The weekly meeting ensured all aspects of the scope of work could be discussed without delay.
Recognition of the risks at the project outset proved to be a key activity given the requirement to extend the schedule based on delays in supplier responses and a lack of relevant available data for use of oils and greases in hydrogen service.
The execution and logical process of the project remained consistent from the outset with an extension to the duration required in order to obtain the right level of data to make recommendations.
A lessons learnt session was held during the project closure meeting in which a number of unplanned and planned successes and improvement opportunities were identified:
Planned Success
· Project Management
o Wood under the guidance of National Gas managed the project well from start to finish.
· Client Engagement – Innovation & SMEs
o Engagement from National Gas internal colleagues was in general very good, with prompt responses to requests for information.
Planned Improvement Opportunities
· Vendor Response – target specific suppliers with longer term view
o To improve the quality of vendor responses it was suggested that longer-term, strategic partnerships should be considered.
· Project start and finish dates over holidays
o The project start was slow due to summer holidays of key staff from both Wood and National Gas. Furthermore, the project reporting phase occurred over the Christmas holidays further delaying the project.
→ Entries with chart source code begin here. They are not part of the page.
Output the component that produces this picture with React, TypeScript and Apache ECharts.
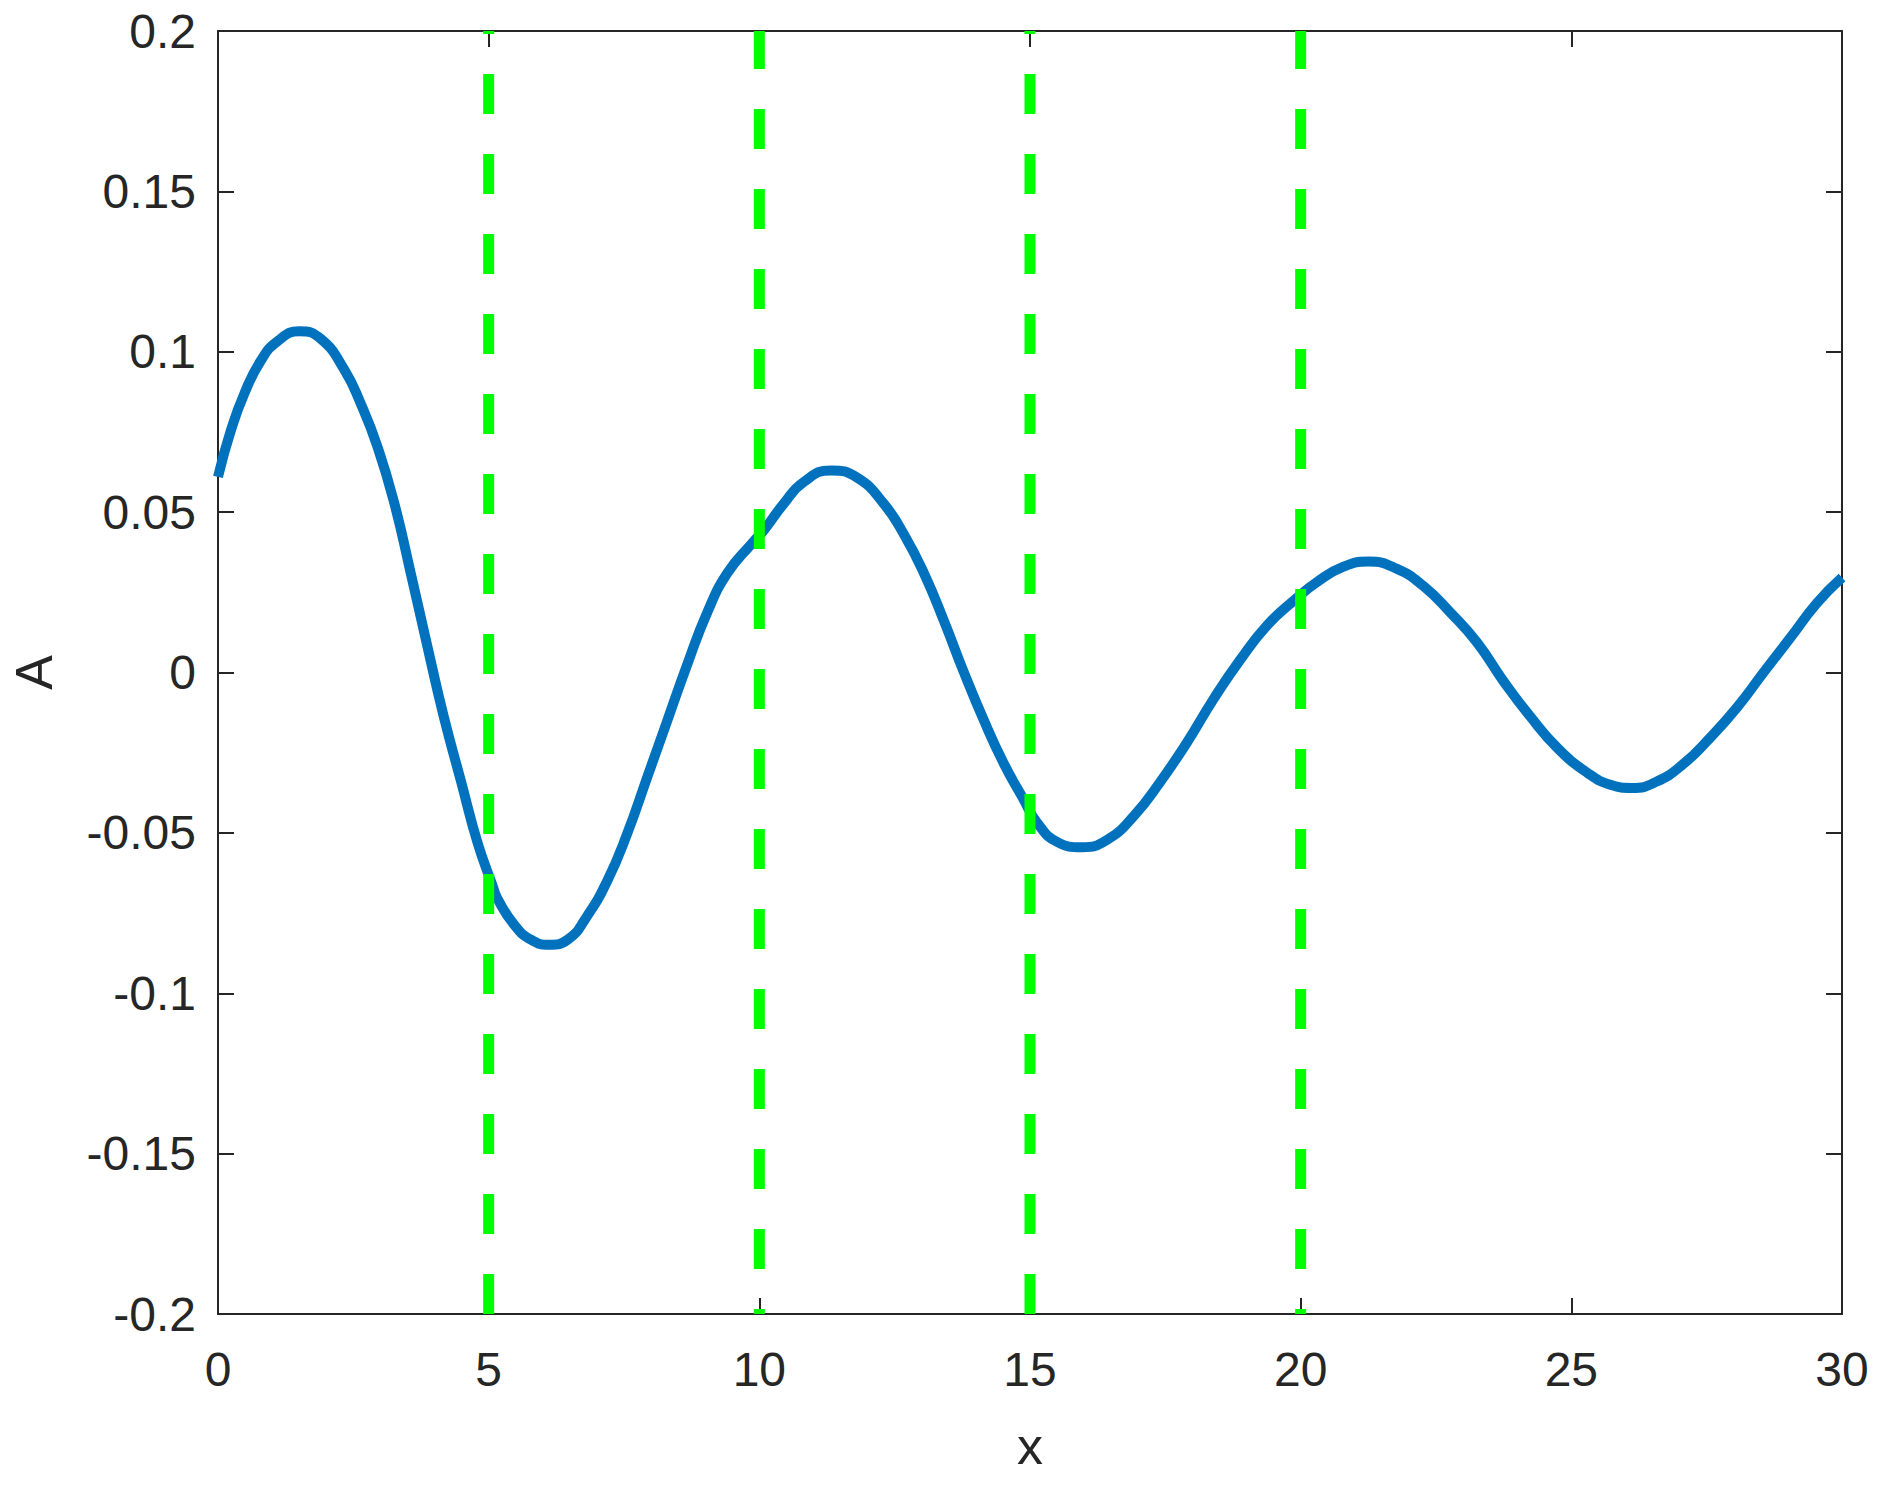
import React, { useEffect, useRef } from "react";
import * as echarts from "echarts";

const xValues = [0, 0.24, 0.49, 0.79, 1.1, 1.5, 1.9, 2.33, 2.64, 2.95, 3.26, 3.56, 3.87, 4.17, 4.49, 4.79, 5.07, 5.16, 5.47, 5.78, 6.12, 6.46, 6.82, 7.19, 7.56, 7.93, 8.3, 8.67, 9.04, 9.41, 9.87, 10.09, 10.45, 10.82, 11.32, 11.81, 12.3, 12.67, 13.04, 13.41, 13.78, 14.15, 14.52, 14.88, 15.13, 15.5, 15.96, 16.42, 16.92, 17.41, 17.9, 18.39, 18.88, 19.38, 19.9, 20.3, 20.79, 21.25, 21.78, 22.27, 22.76, 23.26, 23.75, 24.24, 24.76, 25.29, 25.72, 26.12, 26.58, 27.07, 27.56, 28.06, 28.55, 29.04, 29.53, 30];
const aValues = [0.061, 0.0756, 0.0871, 0.0972, 0.1033, 0.1064, 0.104, 0.0945, 0.0837, 0.0702, 0.0526, 0.031, 0.008, -0.0137, -0.034, -0.0528, -0.0664, -0.0704, -0.0786, -0.0833, -0.0849, -0.0833, -0.0759, -0.065, -0.0502, -0.0326, -0.015, 0.0026, 0.0188, 0.031, 0.0404, 0.0445, 0.0526, 0.0594, 0.063, 0.0607, 0.0526, 0.0431, 0.031, 0.0161, 0.0, -0.015, -0.0285, -0.0395, -0.0468, -0.0528, -0.0545, -0.0522, -0.0447, -0.034, -0.0218, -0.0083, 0.0039, 0.0147, 0.0228, 0.0282, 0.033, 0.0346, 0.0323, 0.0269, 0.0188, 0.0093, -0.0028, -0.0137, -0.0238, -0.0312, -0.035, -0.036, -0.034, -0.0285, -0.0204, -0.0109, 0.0, 0.0107, 0.0215, 0.0296];
const markerX = [5, 10, 15, 20];
const markerDashOffset = [0, 35, 0, 35];
const xTickLabels = ["0", "5", "10", "15", "20", "25", "30"];
const yTickLabels = ["-0.2", "-0.15", "-0.1", "-0.05", "0", "0.05", "0.1", "0.15", "0.2"];

const FONT = "'Liberation Sans', Arial, Helvetica, sans-serif";
const AX = "#262626";

export default function App() {
  const ref = useRef<HTMLDivElement>(null);
  useEffect(() => {
    if (!ref.current) return;
    const chart = echarts.init(ref.current, undefined, { renderer: "svg" });
    const common = {
      axisLine: { show: true, onZero: false, lineStyle: { color: AX, width: 2 } },
      axisTick: { show: true, inside: true, length: 16, lineStyle: { color: AX, width: 2 } },
      splitLine: { show: false },
    };
    const series: any[] = [
      {
        type: "line",
        data: xValues.map((x, i) => [x, aValues[i]]),
        smooth: 0.5,
        showSymbol: false,
        lineStyle: { color: "#0072BD", width: 10, join: "round" },
        itemStyle: { color: "#0072BD" },
      },
    ];
    markerX.forEach((mx, i) => {
      series.push({
        type: "line",
        data: [
          [mx, -0.2],
          [mx, 0.2],
        ],
        showSymbol: false,
        lineStyle: { color: "#00FF00", width: 11, type: [40, 40], dashOffset: markerDashOffset[i], cap: "butt" },
      });
    });
    chart.setOption({
      animation: false,
      backgroundColor: "#ffffff",
      grid: { left: 217, right: 41, top: 31, bottom: 171, containLabel: false },
      xAxis: [
        {
          ...common,
          type: "value",
          min: 0,
          max: 30,
          interval: 5,
          position: "bottom",
          name: "x",
          nameLocation: "middle",
          nameGap: 106,
          nameTextStyle: { fontFamily: FONT, fontSize: 52, color: AX },
          axisLabel: {
            margin: 31,
            fontFamily: FONT,
            fontSize: 48,
            color: AX,
            formatter: (v: number) => xTickLabels[Math.round(v / 5)] ?? String(v),
          },
        },
        { ...common, type: "value", min: 0, max: 30, interval: 5, position: "top", axisLabel: { show: false } },
      ],
      yAxis: [
        {
          ...common,
          type: "value",
          min: -0.2,
          max: 0.2,
          interval: 0.05,
          position: "left",
          name: "A",
          nameLocation: "middle",
          nameGap: 158,
          nameTextStyle: { fontFamily: FONT, fontSize: 52, color: AX },
          axisLabel: {
            margin: 22,
            fontFamily: FONT,
            fontSize: 48,
            color: AX,
            formatter: (v: number) => yTickLabels[Math.round((v + 0.2) / 0.05)] ?? String(v),
          },
        },
        { ...common, type: "value", min: -0.2, max: 0.2, interval: 0.05, position: "right", axisLabel: { show: false } },
      ],
      series,
    });
    return () => chart.dispose();
  }, []);
  return (
    <div
      ref={ref}
      style={{ position: "fixed", left: 0, top: 0, width: 1883, height: 1485, background: "#fff" }}
    />
  );
}
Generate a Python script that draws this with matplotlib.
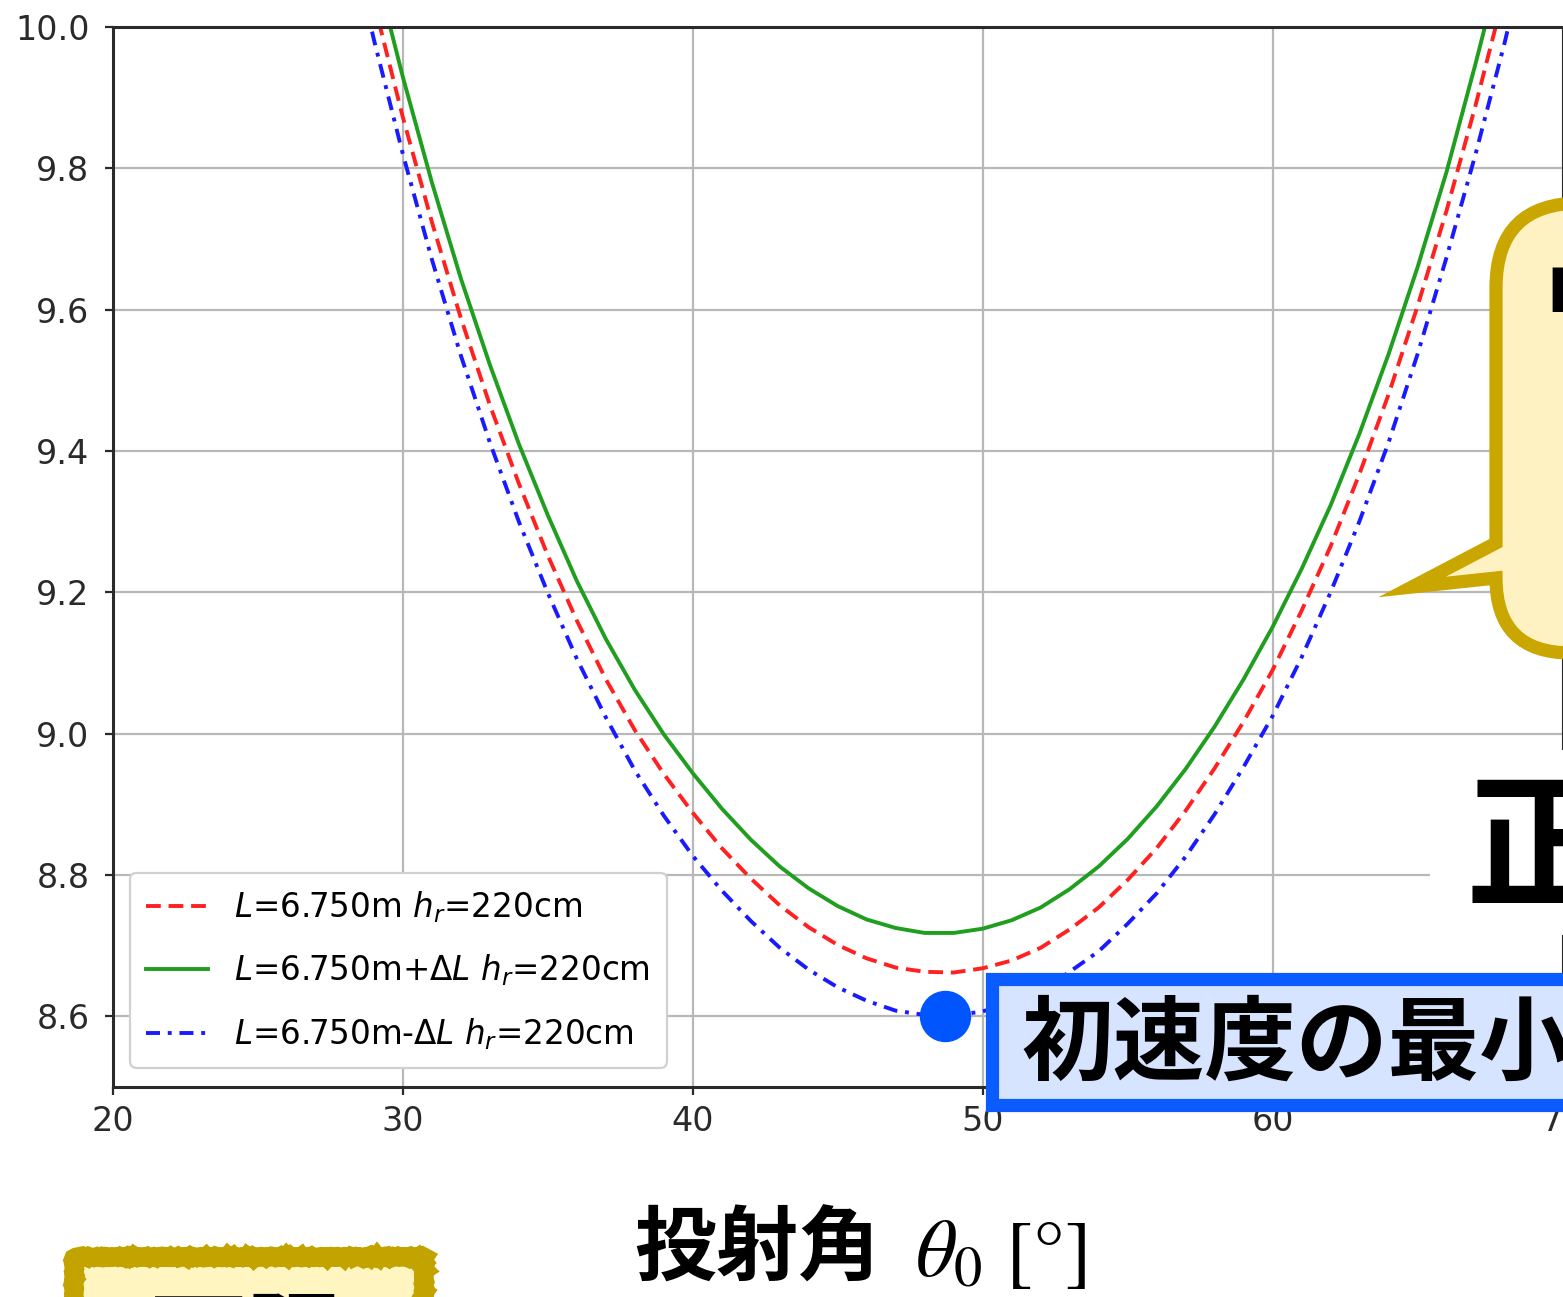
import matplotlib.pyplot as plt
from matplotlib.patches import Rectangle, PathPatch
from matplotlib.path import Path

W, H = 1563, 1297

# release angle [deg]
theta = list(range(28, 70))
# required initial speed [m/s]
v_L = [10.214, 10.035, 9.872, 9.724, 9.588, 9.465, 9.354, 9.252, 9.160, 9.077,
       9.005, 8.943, 8.888, 8.838, 8.795, 8.757, 8.726, 8.701, 8.682, 8.669,
       8.663, 8.662, 8.668, 8.679, 8.697, 8.723, 8.754, 8.793, 8.838, 8.891,
       8.951, 9.017, 9.090, 9.174, 9.265, 9.368, 9.480, 9.605, 9.740, 9.889,
       10.049, 10.230]
v_Lplus = [10.269, 10.091, 9.929, 9.780, 9.644, 9.522, 9.410, 9.309, 9.216, 9.134,
           9.062, 8.999, 8.944, 8.894, 8.850, 8.812, 8.781, 8.756, 8.737, 8.725,
           8.718, 8.718, 8.724, 8.736, 8.754, 8.780, 8.812, 8.851, 8.897, 8.950,
           9.010, 9.077, 9.151, 9.233, 9.323, 9.425, 9.537, 9.660, 9.795, 9.948,
           10.109, 10.291]
v_Lminus = [10.162, 9.982, 9.820, 9.671, 9.535, 9.412, 9.300, 9.199, 9.106, 9.023,
            8.948, 8.884, 8.827, 8.778, 8.735, 8.697, 8.666, 8.641, 8.622, 8.608,
            8.602, 8.601, 8.607, 8.619, 8.636, 8.663, 8.692, 8.731, 8.774, 8.826,
            8.886, 8.953, 9.025, 9.108, 9.200, 9.301, 9.412, 9.537, 9.674, 9.820,
            9.977, 10.151]
labels = [r'$L$=6.750m $h_r$=220cm',
          r'$L$=6.750m+$\Delta L$ $h_r$=220cm',
          r'$L$=6.750m-$\Delta L$ $h_r$=220cm']

# minimum of the L-dL curve
min_angle = 48.7
min_speed = 8.600

xticks = [20, 30, 40, 50, 60, 70]
yticks = [8.6, 8.8, 9.0, 9.2, 9.4, 9.6, 9.8, 10.0]

plt.rcParams['mathtext.fontset'] = 'dejavusans'
CJK = ['Noto Sans CJK JP', 'DejaVu Sans']


def fx(px):
    return px / W


def fy(py):
    return 1 - py / H


fig = plt.figure(figsize=(W / 100, H / 100), dpi=100)
ax = fig.add_axes([fx(113), fy(1087), (1562.5 - 113) / W, (1087 - 27) / H])

ax.plot(theta, v_L, color='#ff2020', lw=2.8, dashes=(3.8, 2.0), label=labels[0])
ax.plot(theta, v_Lplus, color='#1f9e1f', lw=2.8, label=labels[1])
ax.plot(theta, v_Lminus, color='#1a1aff', lw=2.8, dashes=(3.6, 2.0, 1.0, 2.0), label=labels[2])

ax.set_xlim(20, 70)
ax.set_ylim(8.5, 10.0)
ax.set_xticks(xticks)
ax.set_yticks(yticks)
ax.grid(True, color='#b8b8b8', lw=1.6)
for s in ax.spines.values():
    s.set_color('#2a2a2a')
    s.set_linewidth(2.2)
ax.tick_params(labelsize=24, colors='#2a2a2a', length=6, width=1.6)
ax.tick_params(axis='y', pad=11)
ax.tick_params(axis='x', pad=7)

leg = ax.legend(loc='lower left', bbox_to_anchor=(17 / 1449.5, 19 / 1060), borderaxespad=0,
                fontsize=23.5, handlelength=1.9, handletextpad=0.8, labelspacing=0.85,
                borderpad=0.5, framealpha=1.0, edgecolor='#d0d0d0')
leg.get_frame().set_linewidth(1.6)

# highlighted minimum
ax.plot([min_angle], [min_speed], 'o', color='#0055ff', ms=36, clip_on=False, zorder=10)

# label box for the minimum
fig.patches.append(Rectangle((fx(992), fy(1105)), (1700 - 992) / W, (1105 - 979) / H,
                             transform=fig.transFigure, facecolor='#d6e4ff',
                             edgecolor='#0a5cff', lw=9.5, zorder=20))
fig.text(fx(1021), fy(1073), '初速度の最小値', fontsize=66, fontweight='bold',
         family=CJK, color='black', zorder=21)

# speech bubble
x0, x1, y0, y1, r = 1496, 1700, 203, 653, 85
verts = [(x0, y0 + r), (x0, y0), (x0 + r, y0), (x1, y0), (x1, y1),
         (x0 + 75, y1), (x0, y1), (x0, 578), (1412, 587), (x0, 543),
         (x0, y0 + r)]
codes = [Path.MOVETO, Path.CURVE3, Path.CURVE3, Path.LINETO, Path.LINETO,
         Path.LINETO, Path.CURVE3, Path.CURVE3, Path.LINETO, Path.LINETO,
         Path.CLOSEPOLY]
bubble = Path([(fx(a), fy(b)) for a, b in verts], codes)
fig.patches.append(PathPatch(bubble, transform=fig.transFigure, facecolor='#fff2c2',
                             edgecolor='#c9a600', lw=9.5, joinstyle='miter', zorder=20))
fig.text(fx(1546), fy(312), 'L', fontsize=44, fontweight='bold', color='black', zorder=21)

# big caption on the right
fig.patches.append(Rectangle((fx(1430), fy(935)), (1600 - 1430) / W, (935 - 750) / H,
                             transform=fig.transFigure, facecolor='white',
                             edgecolor='none', zorder=18))
fig.text(fx(1466), fy(895), '正', fontsize=106, fontweight='bold', family=CJK,
         color='black', zorder=19)

# x axis caption
fig.text(fx(634), fy(1275), '投射角', fontsize=59, fontweight='bold', family=CJK,
         color='black')
fig.text(fx(915), fy(1276), r'$\theta_0$ [°]', fontsize=58, family='STIXGeneral',
         math_fontfamily='stix', color='black')

# yellow tag at the bottom left
tag = Rectangle((fx(74), fy(1340)), (424 - 74) / W, (1340 - 1257) / H,
                transform=fig.transFigure, facecolor='#fff5c0', edgecolor='#c2a300',
                lw=13, zorder=20)
tag.set_sketch_params(scale=1.0, length=6, randomness=2)
fig.patches.append(tag)
fig.text(fx(150), fy(1372), '下限', fontsize=70, fontweight='bold', family=CJK,
         color='black', zorder=21)

fig.savefig('out.png', dpi=100)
This led to a change control for time being required.
o Future projects should consider holidays when planning key project activities.
· Operations & NGS Engagement
o Whilst there was good engagement from the Asset Engineering and Innovation teams at National Gas, the project might have benefitted from more involvement from the Operations and National Gas Services teams, as these are the people who use the products regularly.
o These stakeholders will be key in future phases.
Unplanned Improvement Opportunities
· Opportunity for Site Visits & Data Gathering – establish Full Asset List
o A more complete and robust product list might have been achieved if visits to National Gas sites had been included in scope of work.
· Established-Vendor Engagement - difficult to obtain information
o Even though many external companies were approached there appeared to be a lack of willingness to engage with discussions on this topic.
o It was surprising how little work had been seemingly carried out on the compatibility of oils and greases to high-pressure hydrogen.
· Available H2 Research – conduct precursory research prior to project
o Suggestion that if some preliminary research had been conducted prior to project start it would have identified the lack of data in the literature on this topic, which could have saved time and enabled more efficient project delivery.
o The funding mechanism available to National Gas means that such research is not easily carried out.